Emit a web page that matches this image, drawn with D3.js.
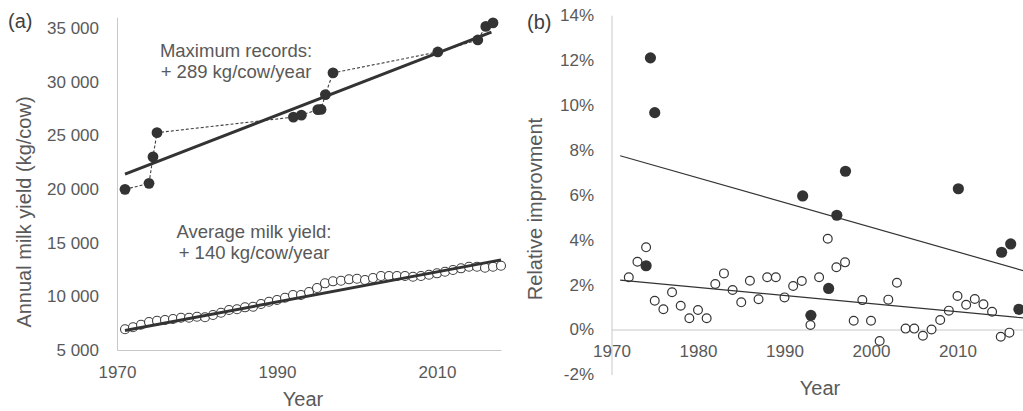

== == ==

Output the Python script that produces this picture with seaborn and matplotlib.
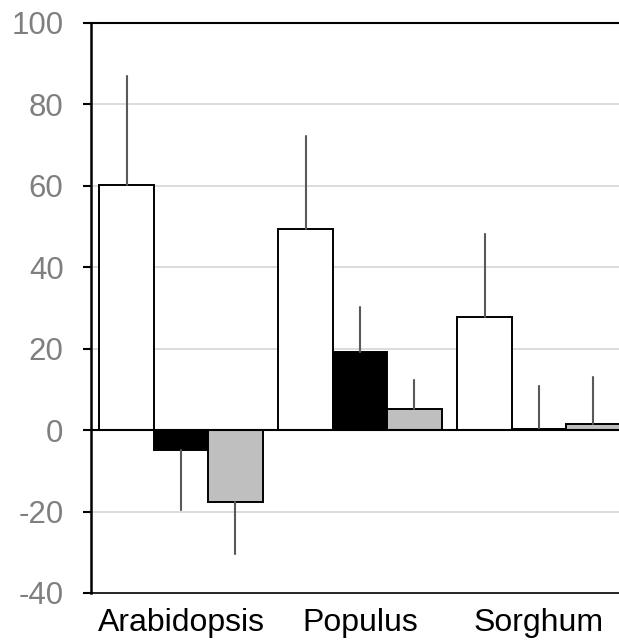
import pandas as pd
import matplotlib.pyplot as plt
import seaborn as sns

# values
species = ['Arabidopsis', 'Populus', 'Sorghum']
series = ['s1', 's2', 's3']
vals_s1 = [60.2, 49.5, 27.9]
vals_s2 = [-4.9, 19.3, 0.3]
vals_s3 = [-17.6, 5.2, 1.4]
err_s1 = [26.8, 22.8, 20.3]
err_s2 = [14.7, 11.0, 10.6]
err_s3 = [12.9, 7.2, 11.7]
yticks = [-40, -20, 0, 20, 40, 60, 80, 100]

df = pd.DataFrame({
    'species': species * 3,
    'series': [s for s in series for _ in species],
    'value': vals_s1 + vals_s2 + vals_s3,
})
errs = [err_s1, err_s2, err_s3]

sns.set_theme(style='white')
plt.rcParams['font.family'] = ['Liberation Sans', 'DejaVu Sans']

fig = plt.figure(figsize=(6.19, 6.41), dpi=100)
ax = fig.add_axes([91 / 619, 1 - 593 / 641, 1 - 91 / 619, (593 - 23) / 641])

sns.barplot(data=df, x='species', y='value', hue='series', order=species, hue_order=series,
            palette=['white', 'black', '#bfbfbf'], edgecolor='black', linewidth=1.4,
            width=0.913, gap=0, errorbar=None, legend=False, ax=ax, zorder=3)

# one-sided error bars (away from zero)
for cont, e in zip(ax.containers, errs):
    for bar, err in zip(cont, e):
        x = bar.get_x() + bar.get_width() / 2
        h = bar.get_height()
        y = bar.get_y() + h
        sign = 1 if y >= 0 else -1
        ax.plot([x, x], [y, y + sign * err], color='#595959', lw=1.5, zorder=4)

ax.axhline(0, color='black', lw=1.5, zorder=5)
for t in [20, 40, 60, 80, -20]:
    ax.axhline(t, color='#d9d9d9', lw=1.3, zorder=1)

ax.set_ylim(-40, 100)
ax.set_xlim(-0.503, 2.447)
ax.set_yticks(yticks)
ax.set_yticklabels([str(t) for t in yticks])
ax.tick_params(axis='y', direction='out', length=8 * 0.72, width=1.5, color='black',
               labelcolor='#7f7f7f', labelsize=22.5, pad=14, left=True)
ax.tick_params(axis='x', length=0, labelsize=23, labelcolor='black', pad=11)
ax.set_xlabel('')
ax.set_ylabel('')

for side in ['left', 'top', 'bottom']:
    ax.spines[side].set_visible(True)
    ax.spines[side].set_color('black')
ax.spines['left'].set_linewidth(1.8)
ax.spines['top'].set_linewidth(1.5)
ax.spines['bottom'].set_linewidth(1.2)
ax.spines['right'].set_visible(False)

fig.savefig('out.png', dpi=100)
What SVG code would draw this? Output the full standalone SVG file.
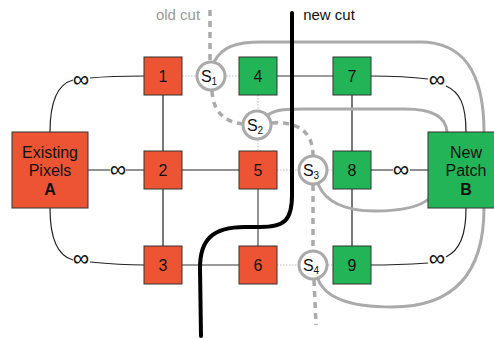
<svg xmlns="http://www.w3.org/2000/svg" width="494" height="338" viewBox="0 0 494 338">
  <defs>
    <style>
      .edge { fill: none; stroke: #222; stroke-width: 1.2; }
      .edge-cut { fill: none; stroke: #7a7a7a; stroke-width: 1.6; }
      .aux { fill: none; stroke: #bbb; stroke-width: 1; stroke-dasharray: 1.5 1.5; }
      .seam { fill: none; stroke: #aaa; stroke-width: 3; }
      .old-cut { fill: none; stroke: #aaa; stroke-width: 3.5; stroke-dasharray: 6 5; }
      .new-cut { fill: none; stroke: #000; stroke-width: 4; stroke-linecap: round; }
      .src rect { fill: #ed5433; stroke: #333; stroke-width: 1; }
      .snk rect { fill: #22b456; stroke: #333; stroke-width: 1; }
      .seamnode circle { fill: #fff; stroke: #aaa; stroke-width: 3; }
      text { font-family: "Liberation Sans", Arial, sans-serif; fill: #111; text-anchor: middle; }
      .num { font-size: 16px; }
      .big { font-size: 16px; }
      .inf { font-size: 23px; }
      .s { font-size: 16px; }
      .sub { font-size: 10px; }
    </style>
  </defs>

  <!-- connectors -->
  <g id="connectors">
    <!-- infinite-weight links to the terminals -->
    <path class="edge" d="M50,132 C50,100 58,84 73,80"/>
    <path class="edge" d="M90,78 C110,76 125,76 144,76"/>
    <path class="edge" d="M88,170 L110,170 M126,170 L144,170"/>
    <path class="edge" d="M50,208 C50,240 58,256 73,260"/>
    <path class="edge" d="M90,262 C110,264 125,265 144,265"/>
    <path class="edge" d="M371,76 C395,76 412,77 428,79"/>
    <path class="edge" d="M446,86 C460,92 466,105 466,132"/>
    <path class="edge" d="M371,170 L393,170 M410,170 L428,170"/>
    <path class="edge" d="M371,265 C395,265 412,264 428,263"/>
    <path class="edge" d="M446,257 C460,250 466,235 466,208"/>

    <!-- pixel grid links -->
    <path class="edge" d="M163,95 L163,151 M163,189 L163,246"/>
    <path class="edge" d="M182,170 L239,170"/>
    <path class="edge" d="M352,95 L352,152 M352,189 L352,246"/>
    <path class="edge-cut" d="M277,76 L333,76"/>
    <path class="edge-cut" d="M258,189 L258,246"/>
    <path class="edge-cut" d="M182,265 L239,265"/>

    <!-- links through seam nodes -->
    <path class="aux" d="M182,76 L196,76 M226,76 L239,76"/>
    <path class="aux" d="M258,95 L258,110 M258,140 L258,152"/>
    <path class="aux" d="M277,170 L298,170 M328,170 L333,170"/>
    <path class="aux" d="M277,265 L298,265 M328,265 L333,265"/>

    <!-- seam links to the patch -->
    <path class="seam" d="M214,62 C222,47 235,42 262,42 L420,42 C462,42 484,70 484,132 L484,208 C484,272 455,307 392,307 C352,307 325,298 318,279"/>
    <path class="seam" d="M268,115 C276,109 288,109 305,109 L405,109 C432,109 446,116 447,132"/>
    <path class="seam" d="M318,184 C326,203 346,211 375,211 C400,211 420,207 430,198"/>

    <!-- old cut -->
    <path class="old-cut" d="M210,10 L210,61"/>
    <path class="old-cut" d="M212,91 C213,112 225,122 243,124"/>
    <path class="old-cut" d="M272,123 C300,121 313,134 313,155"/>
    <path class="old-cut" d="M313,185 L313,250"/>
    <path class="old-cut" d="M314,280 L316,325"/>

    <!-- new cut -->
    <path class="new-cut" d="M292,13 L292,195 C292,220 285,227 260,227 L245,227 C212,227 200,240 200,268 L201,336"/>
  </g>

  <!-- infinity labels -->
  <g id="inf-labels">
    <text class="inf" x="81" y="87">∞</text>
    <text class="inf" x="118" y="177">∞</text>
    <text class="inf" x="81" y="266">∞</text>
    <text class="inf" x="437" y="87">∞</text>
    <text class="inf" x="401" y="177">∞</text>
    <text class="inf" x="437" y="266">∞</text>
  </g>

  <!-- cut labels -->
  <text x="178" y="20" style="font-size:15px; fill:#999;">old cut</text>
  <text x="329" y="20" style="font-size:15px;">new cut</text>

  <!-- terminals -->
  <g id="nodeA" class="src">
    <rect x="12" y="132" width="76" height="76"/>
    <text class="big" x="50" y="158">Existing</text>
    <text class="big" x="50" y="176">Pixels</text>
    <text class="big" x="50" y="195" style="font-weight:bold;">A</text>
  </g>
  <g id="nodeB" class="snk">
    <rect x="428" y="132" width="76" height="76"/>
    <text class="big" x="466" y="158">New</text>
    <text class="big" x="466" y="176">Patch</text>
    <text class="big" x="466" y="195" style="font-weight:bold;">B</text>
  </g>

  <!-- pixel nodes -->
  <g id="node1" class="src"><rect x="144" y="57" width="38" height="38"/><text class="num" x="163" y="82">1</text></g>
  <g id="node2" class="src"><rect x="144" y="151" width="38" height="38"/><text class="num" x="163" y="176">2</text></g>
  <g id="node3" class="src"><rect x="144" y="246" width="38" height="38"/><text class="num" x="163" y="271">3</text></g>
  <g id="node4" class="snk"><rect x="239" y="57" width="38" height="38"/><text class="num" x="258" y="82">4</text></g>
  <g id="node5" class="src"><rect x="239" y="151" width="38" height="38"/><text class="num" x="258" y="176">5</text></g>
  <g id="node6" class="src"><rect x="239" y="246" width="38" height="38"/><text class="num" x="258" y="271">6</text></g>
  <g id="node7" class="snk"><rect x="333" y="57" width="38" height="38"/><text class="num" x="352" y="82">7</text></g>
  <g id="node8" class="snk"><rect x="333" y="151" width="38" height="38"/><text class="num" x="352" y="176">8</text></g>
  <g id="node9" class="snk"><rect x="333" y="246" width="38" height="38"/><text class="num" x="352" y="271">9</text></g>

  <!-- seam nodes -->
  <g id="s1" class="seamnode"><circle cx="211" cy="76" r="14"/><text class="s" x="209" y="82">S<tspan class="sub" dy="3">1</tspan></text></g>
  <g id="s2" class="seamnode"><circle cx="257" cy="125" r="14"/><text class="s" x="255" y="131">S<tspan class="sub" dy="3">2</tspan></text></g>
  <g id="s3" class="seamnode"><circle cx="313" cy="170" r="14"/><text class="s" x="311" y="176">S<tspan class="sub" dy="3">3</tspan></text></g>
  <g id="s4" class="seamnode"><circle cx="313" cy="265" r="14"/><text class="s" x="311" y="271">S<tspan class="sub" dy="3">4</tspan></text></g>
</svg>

== == ==

> _Written exercise_: Extract exactly the lines running from the line containing "Output the Python" to the line containing "import seaborn as sns", with both end lines included and all pictures left out.

> _Correct response_:
Output the Python script that produces this picture with seaborn and matplotlib.
import pandas as pd
import matplotlib.pyplot as plt
import seaborn as sns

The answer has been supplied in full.